计是好计,但段祺瑞却连连摆手,他刚从中南海回来。几个月不见,袁世凯憔
悴多了,他拉着段祺瑞的手: “悔不当初,没听你的忠告,现在闹成这般光景。唉,
外面的事多拜托了。”说罢,不胜凄凉。他了解段祺瑞的脾气,一向是吃软不吃硬,
所以装出了可怜相。
段祺瑞果然受不了袁世凯这一套,动了恻隐之心: “袁项城以前对我不薄,我
不能乘人之危。”
“量小非君子,无毒不丈夫。不要忘了袁项城乃当代奸雄,宁可我负天下人,
不可天下人负我。当初他对你可不心慈手软。

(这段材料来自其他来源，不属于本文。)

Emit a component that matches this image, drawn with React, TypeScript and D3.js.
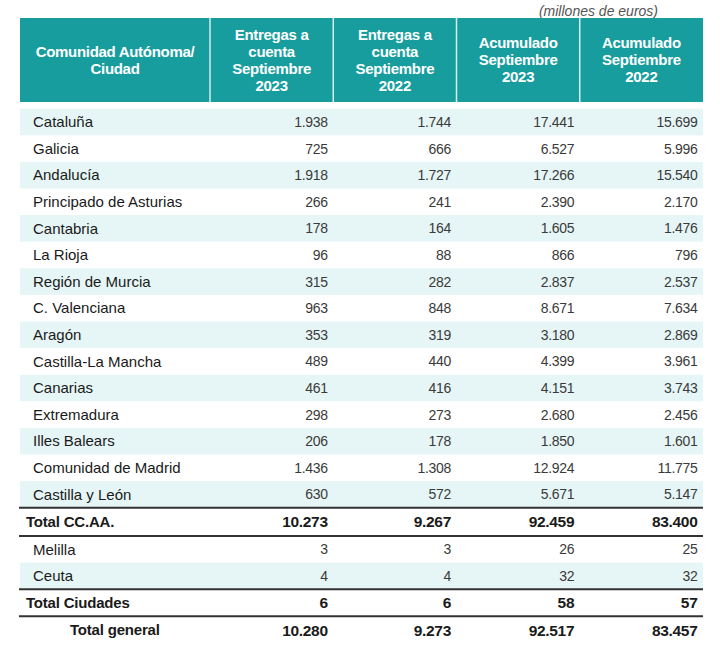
import React from "react";
import * as d3 from "d3";

const headers: string[][] = [
  ["Comunidad Autónoma/", "Ciudad"],
  ["Entregas a", "cuenta", "Septiembre", "2023"],
  ["Entregas a", "cuenta", "Septiembre", "2022"],
  ["Acumulado", "Septiembre", "2023"],
  ["Acumulado", "Septiembre", "2022"],
];

const regions = [
  "Cataluña", "Galicia", "Andalucía", "Principado de Asturias", "Cantabria", "La Rioja",
  "Región de Murcia", "C. Valenciana", "Aragón", "Castilla-La Mancha", "Canarias",
  "Extremadura", "Illes Balears", "Comunidad de Madrid", "Castilla y León",
];
const entregas2023 = [1938, 725, 1918, 266, 178, 96, 315, 963, 353, 489, 461, 298, 206, 1436, 630];
const entregas2022 = [1744, 666, 1727, 241, 164, 88, 282, 848, 319, 440, 416, 273, 178, 1308, 572];
const acumulado2023 = [17441, 6527, 17266, 2390, 1605, 866, 2837, 8671, 3180, 4399, 4151, 2680, 1850, 12924, 5671];
const acumulado2022 = [15699, 5996, 15540, 2170, 1476, 796, 2537, 7634, 2869, 3961, 3743, 2456, 1601, 11775, 5147];

const totalCCAA = [10273, 9267, 92459, 83400];
const cities = ["Melilla", "Ceuta"];
const cityValues = [
  [3, 3, 26, 25],
  [4, 4, 32, 32],
];
const totalCiudades = [6, 6, 58, 57];
const totalGeneral = [10280, 9273, 92517, 83457];

const unitNote = "(millones de euros)";

const fmt = d3.formatLocale({ decimal: ",", thousands: ".", grouping: [3], currency: ["", " €"] }).format(",d");

type Row = { kind: "region" | "total" | "city" | "grand"; label: string; values: number[]; band: boolean; h: number };

export default function App() {
  const W = 720, H = 651;
  const left = 20, right = 703, labelColRight = 210;
  const headTop = 18, headBottom = 102;
  const teal = "#179d9d";
  const bandColor = "#e6f6f6";
  const font = "'Liberation Sans', Arial, sans-serif";

  const rows: Row[] = [];
  regions.forEach((r, i) =>
    rows.push({ kind: "region", label: r, values: [entregas2023[i], entregas2022[i], acumulado2023[i], acumulado2022[i]], band: i % 2 === 0, h: 26.6 })
  );
  rows.push({ kind: "total", label: "Total CC.AA.", values: totalCCAA, band: false, h: 28.3 });
  cities.forEach((c, i) => rows.push({ kind: "city", label: c, values: cityValues[i], band: i % 2 === 1, h: 26.6 }));
  rows.push({ kind: "total", label: "Total Ciudades", values: totalCiudades, band: false, h: 27 });
  rows.push({ kind: "grand", label: "Total general", values: totalGeneral, band: false, h: 28 });

  const startY = 108.7;
  const tops: number[] = [];
  let acc = startY;
  rows.forEach((r) => { tops.push(acc); acc += r.h; });

  const colX = d3.scaleBand<number>().domain([0, 1, 2, 3]).range([labelColRight, right]);
  const bounds = [left, labelColRight, ...[1, 2, 3].map((i) => colX(i) as number), right];

  const headerCenters = bounds.slice(0, -1).map((b, i) => (b + bounds[i + 1]) / 2);
  const headMid = (headTop + headBottom) / 2;
  const lineH = 17;

  return (
    <svg width={W} height={H} style={{ position: "absolute", left: 0, top: 0, background: "#fff" }} fontFamily={font}>
      <text x={658} y={11} textAnchor="end" dy="0.35em" fontSize={14} fontStyle="italic" fill="#555">{unitNote}</text>
      <rect x={left} y={headTop} width={right - left} height={headBottom - headTop} fill={teal} />
      {bounds.slice(1, -1).map((b, i) => (
        <line key={i} x1={b} x2={b} y1={headTop} y2={headBottom} stroke="#d6eeee" strokeWidth={1.5} />
      ))}
      {headers.map((lines, ci) =>
        lines.map((t, li) => (
          <text key={ci + "-" + li} x={headerCenters[ci]} y={headMid + (li - (lines.length - 1) / 2) * lineH} dy="0.35em"
            textAnchor="middle" fontSize={15} fontWeight="bold" fill="#fff" letterSpacing={-0.3}>{t}</text>
        ))
      )}
      {rows.map((r, i) => r.band ? (
        <rect key={"b" + i} x={left} y={tops[i]} width={right - left} height={r.h} fill={bandColor} />
      ) : null)}
      {rows.map((r, i) => {
        const cy = tops[i] + r.h / 2;
        const bold = r.kind === "total" || r.kind === "grand";
        const lx = r.kind === "total" ? 26 : r.kind === "grand" ? 70 : 33;
        return (
          <g key={"r" + i}>
            <text x={lx} y={cy} dy="0.35em" fontSize={15} fontWeight={bold ? "bold" : "normal"} fill="#1a1a1a" letterSpacing={bold ? -0.2 : 0}>{r.label}</text>
            {r.values.map((v, j) => (
              <text key={j} x={(colX(j) as number) + colX.bandwidth() - 5.5} y={cy} dy="0.35em" textAnchor="end"
                fontSize={bold ? 15.5 : 14} fontWeight={bold ? "bold" : "normal"} fill={bold ? "#1a1a1a" : "#3a3a3a"}
                letterSpacing={bold ? -0.3 : -0.3}>{fmt(v)}</text>
            ))}
          </g>
        );
      })}
      {rows.map((r, i) => r.kind === "total" ? (
        <g key={"l" + i}>
          <line x1={left - 1} x2={right} y1={tops[i]} y2={tops[i]} stroke="#333" strokeWidth={2} />
          <line x1={left - 1} x2={right} y1={tops[i] + r.h} y2={tops[i] + r.h} stroke="#333" strokeWidth={2} />
        </g>
      ) : null)}
    </svg>
  );
}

”徐树铮咬牙切齿。
纵然如此,他还是狠不下心来: “我毕竟跟随袁项城几十年了,有君臣之义,
翁婿之名,袍泽之情,我个人素来讲究旧道德,实在没有这割袍断交、反目为仇的
决断。”
所以,在洪宪帝制崩溃的过程中,段祺瑞虽然没有像过去那样为袁世凯充当打
手,但也没有墙倒众人推,起兵发难,他只是作壁上观,冷漠地看着袁世凯在万众
诅咒中死去。
袁世凯死后,袁家曾陷入巨大的慌乱,外间都传说段祺瑞要报遭受的冷落、疏
远、被迫害之仇,就连徐树铮也建议对袁门进行抄家,这是一种政治姿态,以示新
政权与洪宪帝制毫无瓜葛。段祺瑞还是摇摇头: “我与袁项城的关系是抹不去的,
他是我的长辈、上司,有知遇之恩、提携之恩,不能人走而茶凉。”他提起笔,签
署了关于袁世凯丧葬的通令,一切按国葬标准,全国下半旗志哀,并以总理身份主
祭,大葬那天,他还下令所有内阁成员执绋,鸣礼炮101 响,并派出马步兵两个团
护灵。段祺瑞这样做,自然遭来了全国一片骂声,但却让失去袁世凯后的北洋系又
找到了新的领袖,现在,他已以中国第一“强人”自居。